─── Data supplied ───

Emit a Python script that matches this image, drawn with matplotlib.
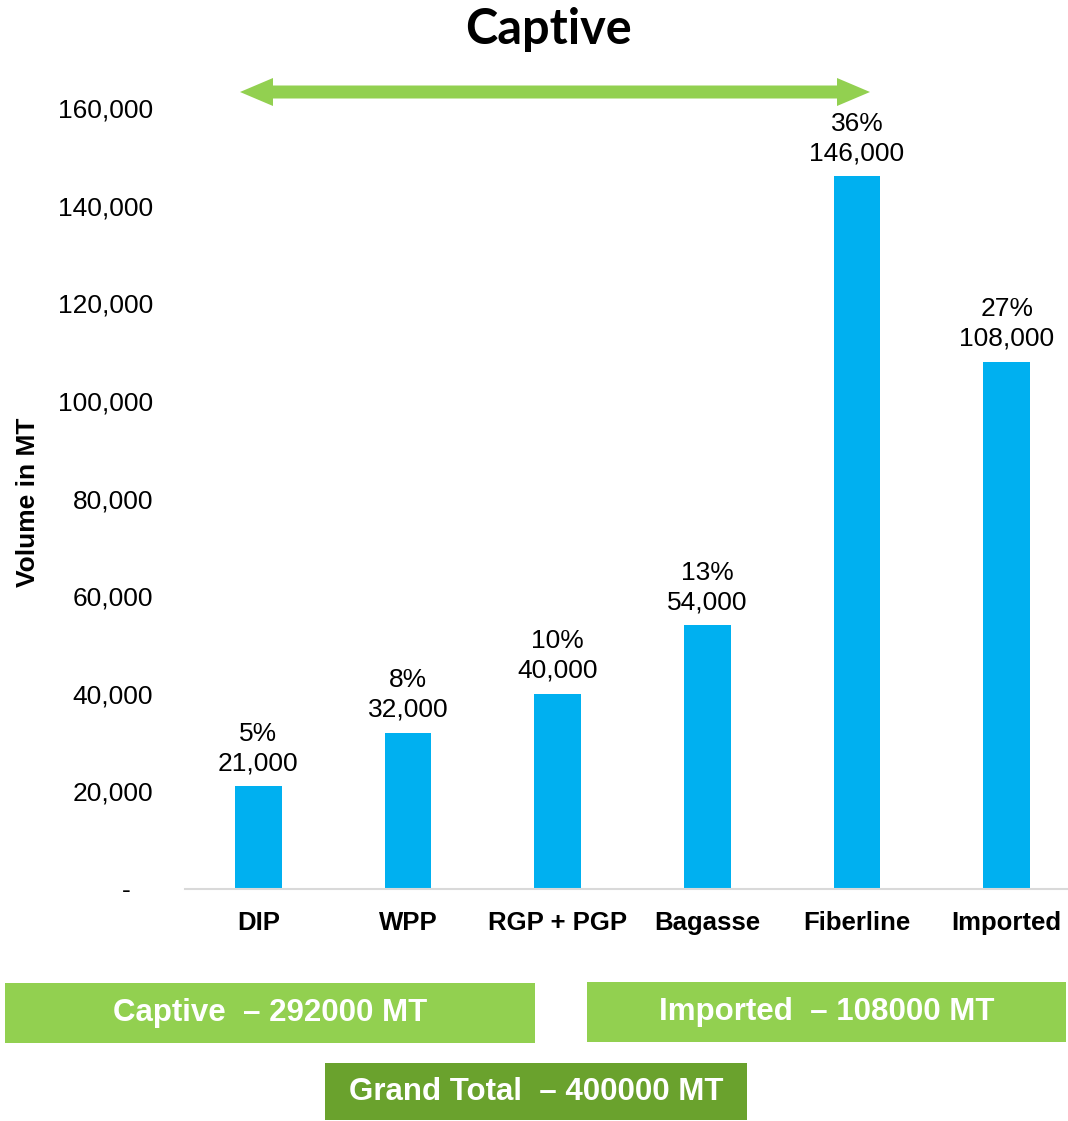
import matplotlib
matplotlib.use("Agg")
import matplotlib.pyplot as plt
from matplotlib.patches import Polygon, Rectangle
from matplotlib.ticker import FuncFormatter

categories = ["DIP", "WPP", "RGP + PGP", "Bagasse", "Fiberline", "Imported"]
values = [21000, 32000, 40000, 54000, 146000, 108000]
percents = ["5%", "8%", "10%", "13%", "36%", "27%"]
yticks = [0, 20000, 40000, 60000, 80000, 100000, 120000, 140000, 160000]
box_texts = ["Captive  \u2013 292000 MT", "Imported  \u2013 108000 MT", "Grand Total  \u2013 400000 MT"]

BLUE = "#00B0F0"
GREEN = "#92D050"
DARK_GREEN = "#6AA22D"

W, H = 1068, 1121
fig = plt.figure(figsize=(W / 100, H / 100), dpi=100)
plt.rcParams['font.family'] = ['Liberation Sans', 'DejaVu Sans']

ax = fig.add_axes([185 / W, 1 - 889 / H, 883 / W, (889 - 108) / H])
x = list(range(len(categories)))
bars = ax.bar(x, values, width=0.31, color=BLUE)
ax.set_xlim(-0.49, 5.41)
ax.set_ylim(0, 160000)
ax.set_yticks(yticks)
ax.yaxis.set_major_formatter(FuncFormatter(lambda v, p: "-   " if v == 0 else f"{int(v):,}"))
ax.tick_params(axis='y', length=0, labelsize=19, pad=23)
ax.set_xticks(x)
ax.set_xticklabels(categories, fontsize=18.5, fontweight='bold')
ax.tick_params(axis='x', length=0, pad=15.5)
for s in ["top", "right", "left"]:
    ax.spines[s].set_visible(False)
ax.spines["bottom"].set_color("#D9D9D9")
ax.spines["bottom"].set_linewidth(1.5)

for xi, v, pc in zip(x, values, percents):
    ax.annotate(f"{pc}\n{v:,}", (xi, v), xytext=(0, 8), textcoords="offset points",
                ha="center", va="bottom", fontsize=19, linespacing=1.3)

fig.text(28 / W, 1 - 502 / H, "Volume in MT", rotation=90, ha="center", va="center",
         fontsize=19, fontweight='bold')

fig.text(548 / W, 1 - 30 / H, "Captive", ha="center", va="center",
         fontsize=35, fontweight='bold', family=['Lato', 'DejaVu Sans'])

# double-headed arrow (pixel coords -> figure fraction)
def px(xp, yp):
    return (xp / W, 1 - yp / H)

yc = 92
sh = 6.5
hh = 14
x0, x1 = 240, 870
hl = 33
pts = [(x0, yc), (x0 + hl, yc - hh), (x0 + hl, yc - sh), (x1 - hl, yc - sh), (x1 - hl, yc - hh),
       (x1, yc), (x1 - hl, yc + hh), (x1 - hl, yc + sh), (x0 + hl, yc + sh), (x0 + hl, yc + hh)]
fig.add_artist(Polygon([px(a, b) for a, b in pts], closed=True, transform=fig.transFigure,
                       facecolor=GREEN, edgecolor="none"))

# summary boxes
boxes = [(5, 983, 530, 60, GREEN), (587, 982, 479, 60, GREEN), (325, 1063, 422, 57, DARK_GREEN)]
for (bx, by, bw, bh, col), t in zip(boxes, box_texts):
    fig.add_artist(Rectangle((bx / W, 1 - (by + bh) / H), bw / W, bh / H,
                             transform=fig.transFigure, facecolor=col, edgecolor="none"))
    fig.text((bx + bw / 2) / W, 1 - (by + bh / 2) / H, t, ha="center", va="center",
             color="white", fontsize=22.5, fontweight='bold')

fig.savefig("out.png", dpi=100)
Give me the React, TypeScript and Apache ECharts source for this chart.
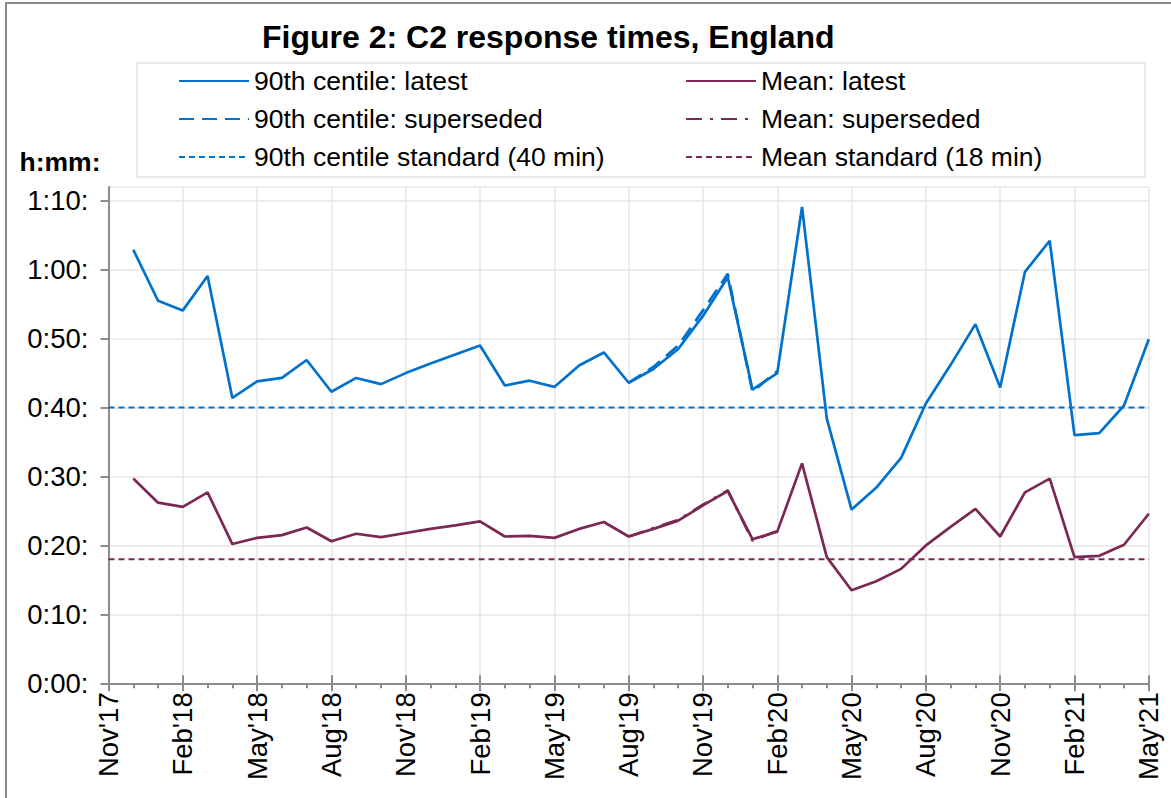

───

• _Set task_
Quote the entries above word for word. Leave the images out.

• _Result_
Emit a Python script that matches this image, drawn with matplotlib.
import matplotlib
matplotlib.use("Agg")
import matplotlib.pyplot as plt
from matplotlib.patches import Polygon, Rectangle
from matplotlib.ticker import FuncFormatter

categories = ["DIP", "WPP", "RGP + PGP", "Bagasse", "Fiberline", "Imported"]
values = [21000, 32000, 40000, 54000, 146000, 108000]
percents = ["5%", "8%", "10%", "13%", "36%", "27%"]
yticks = [0, 20000, 40000, 60000, 80000, 100000, 120000, 140000, 160000]
box_texts = ["Captive  \u2013 292000 MT", "Imported  \u2013 108000 MT", "Grand Total  \u2013 400000 MT"]

BLUE = "#00B0F0"
GREEN = "#92D050"
DARK_GREEN = "#6AA22D"

W, H = 1068, 1121
fig = plt.figure(figsize=(W / 100, H / 100), dpi=100)
plt.rcParams['font.family'] = ['Liberation Sans', 'DejaVu Sans']

ax = fig.add_axes([185 / W, 1 - 889 / H, 883 / W, (889 - 108) / H])
x = list(range(len(categories)))
bars = ax.bar(x, values, width=0.31, color=BLUE)
ax.set_xlim(-0.49, 5.41)
ax.set_ylim(0, 160000)
ax.set_yticks(yticks)
ax.yaxis.set_major_formatter(FuncFormatter(lambda v, p: "-   " if v == 0 else f"{int(v):,}"))
ax.tick_params(axis='y', length=0, labelsize=19, pad=23)
ax.set_xticks(x)
ax.set_xticklabels(categories, fontsize=18.5, fontweight='bold')
ax.tick_params(axis='x', length=0, pad=15.5)
for s in ["top", "right", "left"]:
    ax.spines[s].set_visible(False)
ax.spines["bottom"].set_color("#D9D9D9")
ax.spines["bottom"].set_linewidth(1.5)

for xi, v, pc in zip(x, values, percents):
    ax.annotate(f"{pc}\n{v:,}", (xi, v), xytext=(0, 8), textcoords="offset points",
                ha="center", va="bottom", fontsize=19, linespacing=1.3)

fig.text(28 / W, 1 - 502 / H, "Volume in MT", rotation=90, ha="center", va="center",
         fontsize=19, fontweight='bold')

fig.text(548 / W, 1 - 30 / H, "Captive", ha="center", va="center",
         fontsize=35, fontweight='bold', family=['Lato', 'DejaVu Sans'])

# double-headed arrow (pixel coords -> figure fraction)
def px(xp, yp):
    return (xp / W, 1 - yp / H)

yc = 92
sh = 6.5
hh = 14
x0, x1 = 240, 870
hl = 33
pts = [(x0, yc), (x0 + hl, yc - hh), (x0 + hl, yc - sh), (x1 - hl, yc - sh), (x1 - hl, yc - hh),
       (x1, yc), (x1 - hl, yc + hh), (x1 - hl, yc + sh), (x0 + hl, yc + sh), (x0 + hl, yc + hh)]
fig.add_artist(Polygon([px(a, b) for a, b in pts], closed=True, transform=fig.transFigure,
                       facecolor=GREEN, edgecolor="none"))

# summary boxes
boxes = [(5, 983, 530, 60, GREEN), (587, 982, 479, 60, GREEN), (325, 1063, 422, 57, DARK_GREEN)]
for (bx, by, bw, bh, col), t in zip(boxes, box_texts):
    fig.add_artist(Rectangle((bx / W, 1 - (by + bh) / H), bw / W, bh / H,
                             transform=fig.transFigure, facecolor=col, edgecolor="none"))
    fig.text((bx + bw / 2) / W, 1 - (by + bh / 2) / H, t, ha="center", va="center",
             color="white", fontsize=22.5, fontweight='bold')

fig.savefig("out.png", dpi=100)
Give me the React, TypeScript and Apache ECharts source for this chart.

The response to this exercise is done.